Japan’s Big Three - Toyota, Honda and Nissan - led the world in factory automation and eco-friendly technology, but until now they have been cautious about venturing far from the roads they know: the mature markets of North America and developing markets closest to home, particularly China and Thailand. Now, in a radical shift, Japan’s staid Big Three are plowing into exotic terrain, from Saharan Africa to the former Soviet Union to the scorching plains of southern India.
They are determined not to repeat the mistakes of a decade ago, when they were late to the market in China, and where they have since trailed rivals like Volkswagen and General Motors. They have been particularly quick to expand in India, a nation of 1.
1 billion that is just beginning its automotive revolution, and that many call the world’s next megamarket after China.
The aggressive moves by traditionally cautious automakers are the latest signpost that the epicenter of the global auto industry is shifting increasingly to somewhere between Canton and Calcutta. The shift is also yet another sign of the waning centrality of the United States to the global economy.
The Japanese are not alone. Just in Chennai, Ford, BMW and Hyundai Motors of South Korea have all built factories, leading some locals to call the city the “Detroit of India.”
The large Japanese automakers also find themselves in the unaccustomed position of trying to catch their much smaller Japanese rival Suzuki, which became the largest car company in India by being one of the first to arrive, a quarter-century ago.
“These developing markets used to be an afterthought” for Japanese automakers, said Hirofumi Yokoi, an analyst in Tokyo for CSM Worldwide, the auto market research company. “Now they are the industry’s future.”
According to CSM, vehicle sales in developing regions are expected to rise by about 10 million units over the next six years, contributing 76 percent of the industry’s entire global growth.
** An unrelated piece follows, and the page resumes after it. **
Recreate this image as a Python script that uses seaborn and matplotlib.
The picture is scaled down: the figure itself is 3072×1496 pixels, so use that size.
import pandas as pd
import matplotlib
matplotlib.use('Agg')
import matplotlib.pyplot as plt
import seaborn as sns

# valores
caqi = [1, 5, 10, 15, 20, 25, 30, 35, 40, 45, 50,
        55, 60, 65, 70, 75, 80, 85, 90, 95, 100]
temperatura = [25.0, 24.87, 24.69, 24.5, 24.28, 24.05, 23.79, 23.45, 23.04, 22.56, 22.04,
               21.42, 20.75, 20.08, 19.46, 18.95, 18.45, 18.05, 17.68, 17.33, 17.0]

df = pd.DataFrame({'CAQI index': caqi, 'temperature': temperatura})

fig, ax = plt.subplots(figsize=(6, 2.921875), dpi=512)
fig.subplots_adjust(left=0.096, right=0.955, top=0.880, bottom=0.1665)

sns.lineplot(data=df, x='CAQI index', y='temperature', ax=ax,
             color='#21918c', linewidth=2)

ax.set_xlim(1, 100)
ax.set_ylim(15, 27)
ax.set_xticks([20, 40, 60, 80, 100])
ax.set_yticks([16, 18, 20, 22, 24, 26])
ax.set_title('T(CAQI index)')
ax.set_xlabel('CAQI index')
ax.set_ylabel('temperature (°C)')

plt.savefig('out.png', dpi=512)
In the last seven years, Nissan’s vehicle sales in all developing nations have nearly tripled to 1 million units, out of the company’s 3.7 million vehicle sales last year.
“It used to be that Honda relied on its U.S. business, maybe too heavily,” said Honda’s president in India, Masahiro Takedagawa. “Nowadays, we are trying to spread the sources of profits more globally, beyond just one market.”
To be sure, the United States will remain the world’s biggest and richest market for the foreseeable future, contributing some 70 percent of the profits at most Japanese automakers. But in recent months, the big Japanese automakers have announced a slew of new factories in the Middle East, South Asia and Latin America.
Breaking into far-flung emerging markets comes with its own hazards, especially when the Japanese carmakers’ strongest competitive edge is worldleading quality. This is especially true as they build factories in places where local parts suppliers are accustomed to lower standards - and where even electricity is unreliable.
In India, for instance, Nissan faces challenges like ensuring timely delivery of parts via half-finished roads clogged with trucks and bullock carts, and teaching its new workers and local suppliers exacting Japanese precepts like kaizen, or “constant improvement.”
“The hardest part will be teaching the mindset and culture of kaizen,” said Shouhei Kimura, a former factory manager who now heads Nissan’s operations in India.
Many here see enormous potential for the Japanese brands among Indians, many of whom became used to driving Nissans and Hondas while living abroad, and became accustomed to their quality and reliability.
“Expectations are getting higher here when it comes to cars,” said Sudhir Natarajan, who runs Nissan’s sole dealership in Chennai. “This is a chance for the Japanese.”